KNDL workers began a 24-hour strike today

Workers at Kuehne + Nagel went on strike this morning at sites up and down the UK over fears the company’s plans to change its distribution model will disrupt deliveries and lead to significant job losses.

Workers at KNDL, which delivers Fosters, Heineken, Kronenbourg, John Smith’s, Strongbow and Britvic soft drinks to businesses including Wetherspoons, Wells and Young’s, began a 24-hour strike this morning. It is set to end at 10am tomorrow.

“KNDL’s refusal to take our concerns seriously mean there will be significant disruption to the supply of beer right across the country,” said Unite national officer Rhys McCarthy. He added Unite could not rule out further action if the company “continues to drive through change without properly negotiating or assessing the impact these changes are having”.

At the centre of the dispute are plans by KNDL to change its distribution model to move its stock from 11 ‘semi-stocked sites’ to three ‘super hubs’, which will then distribute stock to 23 existing transport sites. Workers fear the move will eventually lead to job losses.

A spokeswoman for KNDL confirmed that a consultation with affected staff had been progressing, and that the main impact would be on management and administration staff. She added that nationally the size of KNDL’s ‘blue collar workforce’ would be unaffected.

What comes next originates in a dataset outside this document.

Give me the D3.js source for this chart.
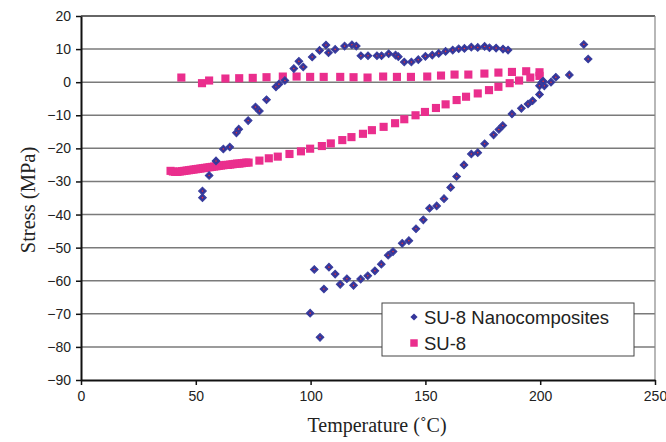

“This model meets the changing demands of the market due to consumer behaviour, ensures the long-term sustainability of drinks distribution to licensed premises, and safeguards jobs for the future,” she said.

“At [Monday’s] meeting the company made a number of proposals, including commitment to undertake further meaningful consultation with Unite prior to implementing further changes to its distribution network. The Union was not prepared to accept these proposals and also refused to accept the company’s offer to involve ACAS in further discussions.”

She added that no further meetings were scheduled between KNDL and Unite.

The company said it would use “contingency plans” to minimise disruption during the strike.